Simulation sensitivity analysis is an important problem for simulation practitioners analyzing complex systems. The significance of this problem has resulted in the development of various gradient estimators that can be used to address this issue. Although higher derivative estimators have been discussed concurrently, less attention has been given to assess the efficiency and feasibility of computing such estimators. In this paper, two second derivative estimators are presented. The first estimators, called the HFD estimators, combine harmonic gradient estimators with finite differences second derivative estimators. The resulting hybrid estimators require O(p) fewer simulation runs to implement compared to the straightforward finite differences approach, where p is the number of input parameters in the simulation model. The second estimators, called the HA estimators, incorporate harmonic analysis directly, requiring one or two simulation runs to implement, depending on whether a control variate simulation run is made.

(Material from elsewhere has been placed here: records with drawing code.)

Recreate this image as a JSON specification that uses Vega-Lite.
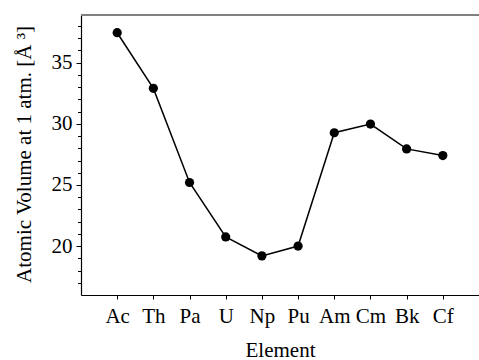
{
  "$schema": "https://vega.github.io/schema/vega-lite/v6.json",
  "autosize": "none",
  "padding": {"left": 81, "top": 15, "right": 0, "bottom": 65},
  "width": 398,
  "height": 280,
  "background": "white",
  "config": {
    "view": {"stroke": null},
    "font": "Liberation Serif"
  },
  "data": {
    "values": [
      {"element": "Ac", "volume": 37.45},
      {"element": "Th", "volume": 32.9},
      {"element": "Pa", "volume": 25.2},
      {"element": "U", "volume": 20.75},
      {"element": "Np", "volume": 19.2},
      {"element": "Pu", "volume": 20.0},
      {"element": "Am", "volume": 29.27},
      {"element": "Cm", "volume": 29.98},
      {"element": "Bk", "volume": 27.95},
      {"element": "Cf", "volume": 27.4}
    ]
  },
  "encoding": {
    "x": {
      "field": "element",
      "type": "ordinal",
      "sort": null,
      "scale": {"type": "point", "padding": 1},
      "axis": {
        "title": "Element",
        "titleFont": "Liberation Serif",
        "titleFontSize": 21,
        "titleFontWeight": "normal",
        "titleColor": "black",
        "titleY": 61,
        "titleBaseline": "alphabetic",
        "labelFont": "Liberation Serif",
        "labelFontSize": 21,
        "labelColor": "black",
        "labelAngle": 0,
        "labelPadding": 6,
        "tickSize": 4,
        "tickColor": "black",
        "domainColor": "black",
        "domainWidth": 1.2,
        "grid": false
      }
    },
    "y": {
      "field": "volume",
      "type": "quantitative",
      "scale": {"domain": [16, 38.9], "nice": false, "zero": false},
      "axis": {
        "title": "Atomic Volume at 1 atm. [Å ³]",
        "titleFont": "Liberation Serif",
        "titleFontSize": 21,
        "titleFontWeight": "normal",
        "titleColor": "black",
        "titleX": -51,
        "titleY": 139,
        "titleAngle": -90,
        "titleAlign": "center",
        "titleBaseline": "alphabetic",
        "values": [17, 18, 19, 20, 21, 22, 23, 24, 25, 26, 27, 28, 29, 30, 31, 32, 33, 34, 35, 36, 37, 38],
        "labelExpr": "datum.value % 5 === 0 ? datum.label : ''",
        "labelFont": "Liberation Serif",
        "labelFontSize": 21,
        "labelColor": "black",
        "labelPadding": 4,
        "tickSize": {"condition": {"test": "datum.value % 5 === 0", "value": 5}, "value": 3.5},
        "tickColor": "black",
        "domainColor": "black",
        "domainWidth": 1.2,
        "grid": false
      }
    }
  },
  "layer": [
    {
      "mark": {"type": "rule", "color": "#808080", "strokeWidth": 1.5},
      "encoding": {"y": {"datum": 38.9}, "x": null}
    },
    {
      "mark": {"type": "line", "color": "black", "strokeWidth": 1.5}
    },
    {
      "mark": {"type": "point", "filled": true, "color": "black", "size": 85, "opacity": 1}
    }
  ]
}
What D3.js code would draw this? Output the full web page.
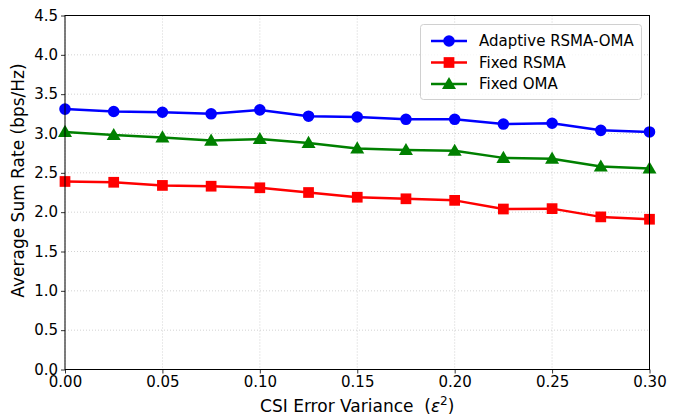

Expressions for the bias and the variance of the HFD and the HA estimators (with and without variance reduction techniques) are derived. Optimal mean squared error convergence rates are also discussed. In particular, the convergence rates for both these estimators are shown to be the same, though the computational performance of the HFD estimators is better than that for the HA estimators on an M/M/1 queue simulation model. Computational results for the HFD estimators on an (s,S) inventory system simulation model are also included.